Task –
Transcribe the records that follow in their entirety, omitting any pictures.

Data to use –
_____
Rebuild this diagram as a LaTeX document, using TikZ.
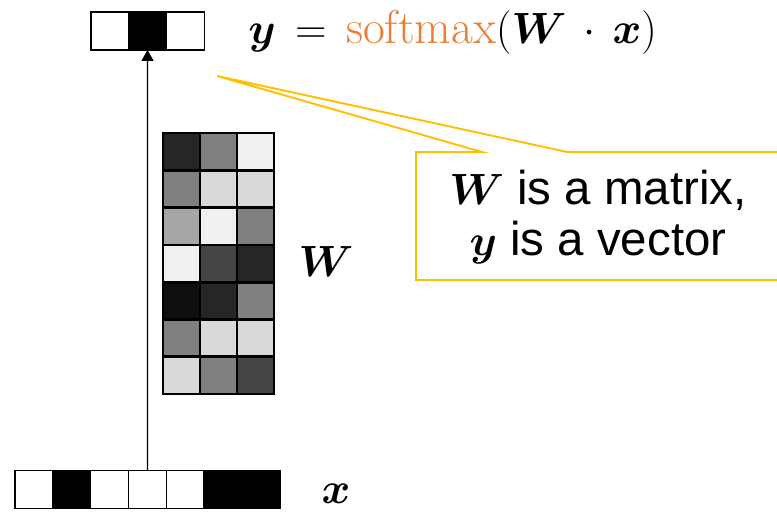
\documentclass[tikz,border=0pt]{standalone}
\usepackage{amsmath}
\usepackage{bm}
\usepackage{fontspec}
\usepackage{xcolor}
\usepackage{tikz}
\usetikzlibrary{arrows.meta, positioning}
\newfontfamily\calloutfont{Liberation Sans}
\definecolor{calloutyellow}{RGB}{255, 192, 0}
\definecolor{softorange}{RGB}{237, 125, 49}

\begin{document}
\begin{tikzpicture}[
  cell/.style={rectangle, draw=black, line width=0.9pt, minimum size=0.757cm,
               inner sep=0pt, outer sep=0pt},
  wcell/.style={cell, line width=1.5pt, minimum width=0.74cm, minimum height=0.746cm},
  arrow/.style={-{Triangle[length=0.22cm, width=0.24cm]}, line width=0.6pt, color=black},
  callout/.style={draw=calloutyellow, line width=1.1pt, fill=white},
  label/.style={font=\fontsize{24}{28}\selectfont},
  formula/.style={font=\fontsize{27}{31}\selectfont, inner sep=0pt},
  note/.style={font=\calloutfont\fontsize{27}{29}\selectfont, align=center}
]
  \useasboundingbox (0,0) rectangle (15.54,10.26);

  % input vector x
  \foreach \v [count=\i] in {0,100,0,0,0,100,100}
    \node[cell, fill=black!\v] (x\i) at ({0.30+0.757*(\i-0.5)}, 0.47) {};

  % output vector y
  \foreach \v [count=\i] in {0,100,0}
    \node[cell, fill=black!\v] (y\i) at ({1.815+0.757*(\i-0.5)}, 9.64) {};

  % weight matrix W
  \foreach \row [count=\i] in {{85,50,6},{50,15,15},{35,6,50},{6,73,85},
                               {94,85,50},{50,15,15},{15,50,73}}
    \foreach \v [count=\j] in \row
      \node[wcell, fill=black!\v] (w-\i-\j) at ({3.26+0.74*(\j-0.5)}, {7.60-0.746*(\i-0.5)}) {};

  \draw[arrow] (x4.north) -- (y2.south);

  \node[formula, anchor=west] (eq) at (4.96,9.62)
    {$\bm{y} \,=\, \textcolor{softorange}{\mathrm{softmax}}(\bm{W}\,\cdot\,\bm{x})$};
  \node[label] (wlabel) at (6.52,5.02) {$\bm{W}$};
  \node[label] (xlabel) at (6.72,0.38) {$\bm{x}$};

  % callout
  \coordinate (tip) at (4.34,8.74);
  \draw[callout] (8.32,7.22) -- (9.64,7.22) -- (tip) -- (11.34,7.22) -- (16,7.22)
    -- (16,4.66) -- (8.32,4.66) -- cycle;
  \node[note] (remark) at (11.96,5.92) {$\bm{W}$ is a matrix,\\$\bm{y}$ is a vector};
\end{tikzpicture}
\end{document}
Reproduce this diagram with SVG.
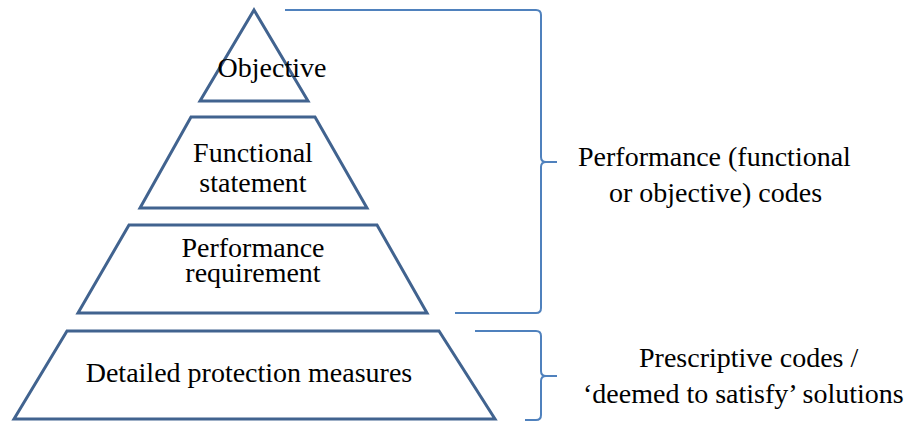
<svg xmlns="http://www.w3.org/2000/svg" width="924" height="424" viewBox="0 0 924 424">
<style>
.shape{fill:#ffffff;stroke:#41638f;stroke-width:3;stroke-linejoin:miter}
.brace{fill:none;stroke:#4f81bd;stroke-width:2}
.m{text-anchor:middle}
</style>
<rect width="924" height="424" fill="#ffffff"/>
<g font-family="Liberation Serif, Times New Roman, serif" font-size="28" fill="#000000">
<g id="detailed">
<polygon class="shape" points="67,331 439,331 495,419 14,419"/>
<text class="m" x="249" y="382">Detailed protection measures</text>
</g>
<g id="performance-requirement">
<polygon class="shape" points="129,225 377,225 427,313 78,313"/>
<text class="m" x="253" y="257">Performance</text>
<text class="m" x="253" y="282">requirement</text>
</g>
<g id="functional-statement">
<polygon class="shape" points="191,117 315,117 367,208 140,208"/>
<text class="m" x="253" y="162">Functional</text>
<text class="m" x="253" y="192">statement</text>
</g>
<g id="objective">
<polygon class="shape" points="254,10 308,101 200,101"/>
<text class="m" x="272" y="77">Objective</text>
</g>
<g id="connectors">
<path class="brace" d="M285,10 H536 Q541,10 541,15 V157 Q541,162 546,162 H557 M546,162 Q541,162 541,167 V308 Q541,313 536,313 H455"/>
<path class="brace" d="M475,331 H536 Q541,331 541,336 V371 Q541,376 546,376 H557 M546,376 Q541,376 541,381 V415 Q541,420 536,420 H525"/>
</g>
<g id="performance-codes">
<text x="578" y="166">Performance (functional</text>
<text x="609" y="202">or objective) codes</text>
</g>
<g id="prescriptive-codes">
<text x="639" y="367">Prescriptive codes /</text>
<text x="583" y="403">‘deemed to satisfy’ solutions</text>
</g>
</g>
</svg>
_____
Result for this task –
Rebuild this diagram as a LaTeX document, using TikZ.
\documentclass[tikz,border=0pt]{standalone}
\usepackage{amsmath}
\usepackage{bm}
\usepackage{fontspec}
\usepackage{xcolor}
\usepackage{tikz}
\usetikzlibrary{arrows.meta, positioning}
\newfontfamily\calloutfont{Liberation Sans}
\definecolor{calloutyellow}{RGB}{255, 192, 0}
\definecolor{softorange}{RGB}{237, 125, 49}

\begin{document}
\begin{tikzpicture}[
  cell/.style={rectangle, draw=black, line width=0.9pt, minimum size=0.757cm,
               inner sep=0pt, outer sep=0pt},
  wcell/.style={cell, line width=1.5pt, minimum width=0.74cm, minimum height=0.746cm},
  arrow/.style={-{Triangle[length=0.22cm, width=0.24cm]}, line width=0.6pt, color=black},
  callout/.style={draw=calloutyellow, line width=1.1pt, fill=white},
  label/.style={font=\fontsize{24}{28}\selectfont},
  formula/.style={font=\fontsize{27}{31}\selectfont, inner sep=0pt},
  note/.style={font=\calloutfont\fontsize{27}{29}\selectfont, align=center}
]
  \useasboundingbox (0,0) rectangle (15.54,10.26);

  % input vector x
  \foreach \v [count=\i] in {0,100,0,0,0,100,100}
    \node[cell, fill=black!\v] (x\i) at ({0.30+0.757*(\i-0.5)}, 0.47) {};

  % output vector y
  \foreach \v [count=\i] in {0,100,0}
    \node[cell, fill=black!\v] (y\i) at ({1.815+0.757*(\i-0.5)}, 9.64) {};

  % weight matrix W
  \foreach \row [count=\i] in {{85,50,6},{50,15,15},{35,6,50},{6,73,85},
                               {94,85,50},{50,15,15},{15,50,73}}
    \foreach \v [count=\j] in \row
      \node[wcell, fill=black!\v] (w-\i-\j) at ({3.26+0.74*(\j-0.5)}, {7.60-0.746*(\i-0.5)}) {};

  \draw[arrow] (x4.north) -- (y2.south);

  \node[formula, anchor=west] (eq) at (4.96,9.62)
    {$\bm{y} \,=\, \textcolor{softorange}{\mathrm{softmax}}(\bm{W}\,\cdot\,\bm{x})$};
  \node[label] (wlabel) at (6.52,5.02) {$\bm{W}$};
  \node[label] (xlabel) at (6.72,0.38) {$\bm{x}$};

  % callout
  \coordinate (tip) at (4.34,8.74);
  \draw[callout] (8.32,7.22) -- (9.64,7.22) -- (tip) -- (11.34,7.22) -- (16,7.22)
    -- (16,4.66) -- (8.32,4.66) -- cycle;
  \node[note] (remark) at (11.96,5.92) {$\bm{W}$ is a matrix,\\$\bm{y}$ is a vector};
\end{tikzpicture}
\end{document}
Reproduce this diagram with SVG.
<svg xmlns="http://www.w3.org/2000/svg" width="924" height="424" viewBox="0 0 924 424">
<style>
.shape{fill:#ffffff;stroke:#41638f;stroke-width:3;stroke-linejoin:miter}
.brace{fill:none;stroke:#4f81bd;stroke-width:2}
.m{text-anchor:middle}
</style>
<rect width="924" height="424" fill="#ffffff"/>
<g font-family="Liberation Serif, Times New Roman, serif" font-size="28" fill="#000000">
<g id="detailed">
<polygon class="shape" points="67,331 439,331 495,419 14,419"/>
<text class="m" x="249" y="382">Detailed protection measures</text>
</g>
<g id="performance-requirement">
<polygon class="shape" points="129,225 377,225 427,313 78,313"/>
<text class="m" x="253" y="257">Performance</text>
<text class="m" x="253" y="282">requirement</text>
</g>
<g id="functional-statement">
<polygon class="shape" points="191,117 315,117 367,208 140,208"/>
<text class="m" x="253" y="162">Functional</text>
<text class="m" x="253" y="192">statement</text>
</g>
<g id="objective">
<polygon class="shape" points="254,10 308,101 200,101"/>
<text class="m" x="272" y="77">Objective</text>
</g>
<g id="connectors">
<path class="brace" d="M285,10 H536 Q541,10 541,15 V157 Q541,162 546,162 H557 M546,162 Q541,162 541,167 V308 Q541,313 536,313 H455"/>
<path class="brace" d="M475,331 H536 Q541,331 541,336 V371 Q541,376 546,376 H557 M546,376 Q541,376 541,381 V415 Q541,420 536,420 H525"/>
</g>
<g id="performance-codes">
<text x="578" y="166">Performance (functional</text>
<text x="609" y="202">or objective) codes</text>
</g>
<g id="prescriptive-codes">
<text x="639" y="367">Prescriptive codes /</text>
<text x="583" y="403">‘deemed to satisfy’ solutions</text>
</g>
</g>
</svg>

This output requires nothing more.